Jun 1, 2025

The Tyranny of Automation

The Tyranny of Automation: When Bots Block Humans

Ever tried to return a pair of shoes—wrong size, simple ask—and found yourself stuck in an endless loop of “Please choose from the main menu”?
Welcome to the tyranny of automation.

I’m living this nightmare right now with Neeman's.
All I want is to return a product. What I get is a WhatsApp bot with no option to speak to a human. I know automation is about cost-cutting. But replacing 10 humans with 1 doesn’t mean you eliminate that 1. That 1 is critical. That 1 is relief. That 1 is empathy.

It’s not just Neeman’s. I faced the same with Jio. My internet dropped before a crucial call last week. I was scrambling for answers. The bot said, “Service will be back by 6:30 PM.” My meeting was at 5 PM.
No way to talk to a human. No way to escalate.
For 4 hours, my heart fluttered—not from tech marvel, but helplessness.

And then, there’s Amazon.
Flawed in its own ways, but on this front—gold. “Chat with us.” “Call us.”
Straightforward. Seamless.
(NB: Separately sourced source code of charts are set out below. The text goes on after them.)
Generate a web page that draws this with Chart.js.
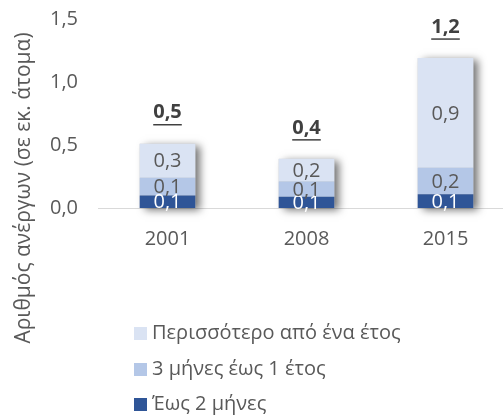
<!DOCTYPE html>
<html><head><meta charset="utf-8">
<script src="https://cdn.jsdelivr.net/npm/chart.js@4/dist/chart.umd.min.js"></script>
<style>
html,body{margin:0;padding:0;background:#fff;overflow:hidden;width:503px;height:418px;}
#wrap{position:relative;width:515px;height:418px;}
</style></head>
<body><div id="wrap"><canvas id="c" width="515" height="418"></canvas></div>
<script>
const categories = ['2001', '2008', '2015'];
const seriesNames = ['Έως 2 μήνες', '3 μήνες έως 1 έτος', 'Περισσότερο από ένα έτος'];
const upTo2Months = [0.10, 0.09, 0.11];
const months3To1Year = [0.14, 0.12, 0.21];
const moreThan1Year = [0.27, 0.18, 0.87];
const yTicks = [0, 0.5, 1.0, 1.5];
const axisTitle = 'Αριθμός ανέργων (σε εκ. άτομα)';
const colors = ['#2F5597', '#B4C7E7', '#DAE3F3'];
const labelColors = ['#ffffff', '#595959', '#595959'];

const FONT = '"Open Sans", "Noto Sans", sans-serif';
const FS = 20;
const fmt = v => v.toFixed(1).replace('.', ',');

const shadowPlugin = {
  id: 'shadow',
  beforeDatasetsDraw(chart) {
    const ctx = chart.ctx;
    const n = chart.data.datasets.length;
    const topMeta = chart.getDatasetMeta(n - 1);
    const y0 = chart.scales.y.getPixelForValue(0);
    ctx.save();
    topMeta.data.forEach(el => {
      ctx.shadowColor = 'rgba(0,0,0,0.55)';
      ctx.shadowBlur = 8;
      ctx.shadowOffsetX = 5;
      ctx.shadowOffsetY = 2;
      ctx.fillStyle = '#cccccc';
      ctx.fillRect(el.x - el.width / 2, el.y, el.width, y0 - el.y);
    });
    ctx.restore();
  }
};

const labelPlugin = {
  id: 'labels',
  afterDatasetsDraw(chart) {
    const ctx = chart.ctx;
    ctx.save();
    ctx.textAlign = 'center';
    ctx.textBaseline = 'middle';
    ctx.font = FS + 'px ' + FONT;
    chart.data.datasets.forEach((ds, di) => {
      const meta = chart.getDatasetMeta(di);
      ctx.fillStyle = labelColors[di];
      meta.data.forEach((el, i) => {
        ctx.fillText(fmt(ds.data[i]), el.x, (el.y + el.base) / 2 + 1);
      });
    });
    const n = chart.data.datasets.length;
    const topMeta = chart.getDatasetMeta(n - 1);
    ctx.font = 'bold ' + FS + 'px ' + FONT;
    ctx.fillStyle = '#404040';
    ctx.strokeStyle = '#404040';
    ctx.lineWidth = 1.5;
    topMeta.data.forEach((el, i) => {
      let total = 0;
      chart.data.datasets.forEach(ds => total += ds.data[i]);
      const t = fmt(total);
      const ty = el.y - 31;
      ctx.fillText(t, el.x, ty);
      const w = ctx.measureText(t).width;
      ctx.beginPath();
      ctx.moveTo(el.x - w / 2, ty + 12);
      ctx.lineTo(el.x + w / 2, ty + 12);
      ctx.stroke();
    });
    ctx.restore();
  }
};

const decorPlugin = {
  id: 'decor',
  afterDraw(chart) {
    const ctx = chart.ctx;
    ctx.save();
    ctx.font = '21px ' + FONT;
    ctx.fillStyle = '#595959';
    ctx.textAlign = 'center';
    ctx.textBaseline = 'middle';
    ctx.translate(24, 188);
    ctx.rotate(-Math.PI / 2);
    ctx.fillText(axisTitle, 0, 0);
    ctx.restore();
    ctx.save();
    ctx.font = FS + 'px ' + FONT;
    ctx.textAlign = 'left';
    ctx.textBaseline = 'middle';
    const ys = [333, 369, 404];
    const order = chart.data.datasets.map((d, i) => i).reverse();
    order.forEach((di, k) => {
      const ds = chart.data.datasets[di];
      ctx.fillStyle = ds.backgroundColor;
      ctx.fillRect(134, ys[k] - 6, 13, 13);
      ctx.fillStyle = '#595959';
      ctx.fillText(ds.label, 152, ys[k]);
    });
    ctx.restore();
  }
};

const seriesData = [upTo2Months, months3To1Year, moreThan1Year];

new Chart(document.getElementById('c'), {
  type: 'bar',
  data: {
    labels: categories,
    datasets: seriesNames.map((name, i) => ({
      label: name,
      data: seriesData[i],
      backgroundColor: colors[i],
      borderWidth: 0,
      barPercentage: 0.4,
      categoryPercentage: 1.0
    }))
  },
  options: {
    responsive: false,
    animation: false,
    devicePixelRatio: 1,
    layout: { padding: { left: 0, top: 19, right: 0, bottom: 160 } },
    plugins: { legend: { display: false }, tooltip: { enabled: false } },
    scales: {
      x: {
        stacked: true,
        grid: { display: false, drawTicks: false },
        border: { display: true, color: '#d9d9d9', width: 1 },
        ticks: { color: '#595959', font: { family: FONT, size: FS }, padding: 19 },
        afterFit(s) { s.height = 50; s.paddingLeft = 0; s.paddingRight = 0; }
      },
      y: {
        stacked: true,
        min: 0, max: 1.5,
        grid: { display: false, drawTicks: false },
        border: { display: false },
        afterBuildTicks(s) { s.ticks = yTicks.map(v => ({ value: v })); },
        ticks: { color: '#595959', font: { family: FONT, size: FS }, padding: 20, callback: v => fmt(v) },
        afterFit(s) { s.width = 98; s.paddingTop = 0; s.paddingBottom = 0; }
      }
    }
  },
  plugins: [shadowPlugin, labelPlugin, decorPlugin]
});
</script>
</body></html>
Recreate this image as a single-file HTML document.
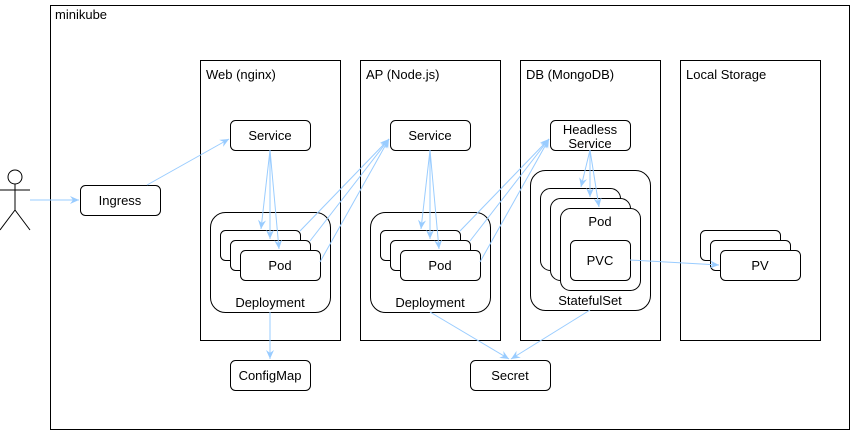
<!DOCTYPE html>
<html><head><meta charset="utf-8"><style>
html,body{margin:0;padding:0;background:#fff;}
svg{display:block;font-family:"Liberation Sans",sans-serif;}
</style></head><body>
<svg width="851" height="431" viewBox="0 0 851 431" xmlns="http://www.w3.org/2000/svg">
<defs><marker id="a" markerWidth="10" markerHeight="10" refX="9" refY="5" orient="auto" markerUnits="userSpaceOnUse"><path d="M0,1 L9,5 L0,9 L3,5 z" fill="#99ccff"/></marker></defs>
<g fill="#fff" stroke="#000" stroke-width="1">
<rect x="50.5" y="5.5" width="799" height="424"/>
<rect x="200.5" y="60.5" width="140" height="280"/>
<rect x="360.5" y="60.5" width="140" height="280"/>
<rect x="520.5" y="60.5" width="140" height="280"/>
<rect x="680.5" y="60.5" width="140" height="280"/>
<rect x="80.5" y="185.5" width="80" height="30" rx="5"/>
<rect x="230.5" y="120.5" width="80" height="30" rx="5"/>
<rect x="390.5" y="120.5" width="80" height="30" rx="5"/>
<rect x="550.5" y="120.5" width="80" height="30" rx="5"/>
<rect x="210.5" y="212.5" width="120" height="100" rx="15"/>
<rect x="370.5" y="212.5" width="120" height="100" rx="15"/>
<rect x="220.5" y="230.5" width="80" height="30" rx="5"/>
<rect x="230.5" y="240.5" width="80" height="30" rx="5"/>
<rect x="240.5" y="250.5" width="80" height="30" rx="5"/>
<rect x="380.5" y="230.5" width="80" height="30" rx="5"/>
<rect x="390.5" y="240.5" width="80" height="30" rx="5"/>
<rect x="400.5" y="250.5" width="80" height="30" rx="5"/>
<rect x="530.5" y="170.5" width="120" height="140" rx="15"/>
<rect x="540.5" y="188.5" width="80" height="82" rx="10"/>
<rect x="550.5" y="198.5" width="80" height="82" rx="10"/>
<rect x="560.5" y="208.5" width="80" height="82" rx="10"/>
<rect x="570.5" y="240.5" width="60" height="40" rx="5"/>
<rect x="700.5" y="230.5" width="80" height="30" rx="5"/>
<rect x="710.5" y="240.5" width="80" height="30" rx="5"/>
<rect x="720.5" y="250.5" width="80" height="30" rx="5"/>
<rect x="230.5" y="360.5" width="80" height="30" rx="5"/>
<rect x="470.5" y="360.5" width="80" height="30" rx="5"/>
<circle cx="15" cy="177" r="7"/>
<path d="M15,184 V210 M0,190 H30 M15,210 L0,230 M15,210 L30,230" fill="none"/>
</g>
<g stroke="#99ccff" stroke-width="1" fill="none" marker-end="url(#a)">
<path d="M30,200 H79"/>
<path d="M147,185 L229,139"/>
<path d="M270,150 L261,229"/><path d="M270,150 L270,239"/><path d="M270,150 L279,249"/>
<path d="M300,231 L389,139"/><path d="M310,241 L389,139"/><path d="M320,262 L389,139"/>
<path d="M430,150 L421,229"/><path d="M430,150 L430,239"/><path d="M430,150 L439,249"/>
<path d="M460,231 L549,139"/><path d="M470,241 L549,139"/><path d="M480,262 L549,139"/>
<path d="M590,150 L581,187"/><path d="M590,150 L590,197"/><path d="M590,150 L599,207"/>
<path d="M630,260 L719,265"/>
<path d="M270,312 V359"/>
<path d="M430,312 L509,359"/>
<path d="M590,310 L511,359"/>
</g>
<g font-size="13" fill="#000">
<text x="55" y="19">minikube</text>
<text x="206" y="79">Web (nginx)</text>
<text x="366" y="79">AP (Node.js)</text>
<text x="526" y="79">DB (MongoDB)</text>
<text x="686" y="79">Local Storage</text>
</g>
<g font-size="13" fill="#000" text-anchor="middle">
<text x="120" y="205">Ingress</text>
<text x="270" y="140">Service</text>
<text x="430" y="140">Service</text>
<text x="590" y="134">Headless</text>
<text x="590" y="148">Service</text>
<text x="280" y="270">Pod</text>
<text x="440" y="270">Pod</text>
<text x="270" y="307">Deployment</text>
<text x="430" y="307">Deployment</text>
<text x="600" y="226">Pod</text>
<text x="600" y="265">PVC</text>
<text x="590" y="305">StatefulSet</text>
<text x="760" y="270">PV</text>
<text x="270" y="380">ConfigMap</text>
<text x="510" y="380">Secret</text>
</g>
</svg>
</body></html>
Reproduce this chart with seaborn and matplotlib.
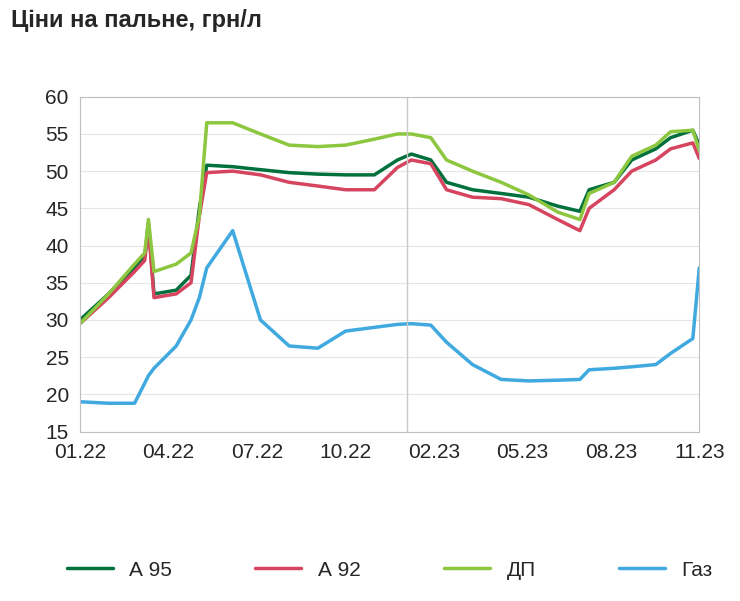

Human if needed.

I wonder: who designs these systems?
Because no decent UX process would let this through. A simple cognitive walkthrough would expose these friction points in the first glance.
Instead, teams sit in meeting rooms, discussing NPS and “customer obsession,” while the real pain is ignored, hidden behind metrics.

Automation isn’t evil. But mindless automation is.
When bots are gatekeepers, not assistants, you haven’t designed a solution. You’ve created a wall. Sigh!